_GIVEN EXERCISE_. Extract the complete listing and output it unchanged.

>> BEGIN SUPPLIED DATA

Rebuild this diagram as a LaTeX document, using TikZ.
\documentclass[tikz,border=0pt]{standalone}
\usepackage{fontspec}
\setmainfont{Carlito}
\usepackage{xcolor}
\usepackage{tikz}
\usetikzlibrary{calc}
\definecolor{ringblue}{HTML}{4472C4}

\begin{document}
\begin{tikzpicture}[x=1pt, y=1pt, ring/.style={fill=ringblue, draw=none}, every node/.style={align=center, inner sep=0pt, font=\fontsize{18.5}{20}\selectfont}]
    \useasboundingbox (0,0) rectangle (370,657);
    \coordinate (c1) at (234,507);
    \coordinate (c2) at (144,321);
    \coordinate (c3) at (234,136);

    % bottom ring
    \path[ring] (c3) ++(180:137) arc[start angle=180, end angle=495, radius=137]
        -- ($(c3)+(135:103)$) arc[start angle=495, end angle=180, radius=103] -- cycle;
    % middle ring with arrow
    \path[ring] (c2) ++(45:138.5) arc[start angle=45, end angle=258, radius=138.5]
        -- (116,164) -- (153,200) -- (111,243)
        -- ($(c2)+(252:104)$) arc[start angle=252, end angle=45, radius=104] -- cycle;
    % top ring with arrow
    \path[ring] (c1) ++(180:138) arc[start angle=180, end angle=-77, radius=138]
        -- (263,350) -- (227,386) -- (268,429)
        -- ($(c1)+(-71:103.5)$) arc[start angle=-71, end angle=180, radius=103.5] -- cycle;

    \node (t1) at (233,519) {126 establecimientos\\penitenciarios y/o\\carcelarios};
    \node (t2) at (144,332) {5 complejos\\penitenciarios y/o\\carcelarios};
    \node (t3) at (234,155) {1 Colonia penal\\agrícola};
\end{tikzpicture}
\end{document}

>> END SUPPLIED DATA

_RESPONSE FOR THIS EXERCISE_.
Rebuild this diagram as a LaTeX document, using TikZ.
\documentclass[tikz,border=0pt]{standalone}
\usepackage{fontspec}
\setmainfont{Carlito}
\usepackage{xcolor}
\usepackage{tikz}
\usetikzlibrary{calc}
\definecolor{ringblue}{HTML}{4472C4}

\begin{document}
\begin{tikzpicture}[x=1pt, y=1pt, ring/.style={fill=ringblue, draw=none}, every node/.style={align=center, inner sep=0pt, font=\fontsize{18.5}{20}\selectfont}]
    \useasboundingbox (0,0) rectangle (370,657);
    \coordinate (c1) at (234,507);
    \coordinate (c2) at (144,321);
    \coordinate (c3) at (234,136);

    % bottom ring
    \path[ring] (c3) ++(180:137) arc[start angle=180, end angle=495, radius=137]
        -- ($(c3)+(135:103)$) arc[start angle=495, end angle=180, radius=103] -- cycle;
    % middle ring with arrow
    \path[ring] (c2) ++(45:138.5) arc[start angle=45, end angle=258, radius=138.5]
        -- (116,164) -- (153,200) -- (111,243)
        -- ($(c2)+(252:104)$) arc[start angle=252, end angle=45, radius=104] -- cycle;
    % top ring with arrow
    \path[ring] (c1) ++(180:138) arc[start angle=180, end angle=-77, radius=138]
        -- (263,350) -- (227,386) -- (268,429)
        -- ($(c1)+(-71:103.5)$) arc[start angle=-71, end angle=180, radius=103.5] -- cycle;

    \node (t1) at (233,519) {126 establecimientos\\penitenciarios y/o\\carcelarios};
    \node (t2) at (144,332) {5 complejos\\penitenciarios y/o\\carcelarios};
    \node (t3) at (234,155) {1 Colonia penal\\agrícola};
\end{tikzpicture}
\end{document}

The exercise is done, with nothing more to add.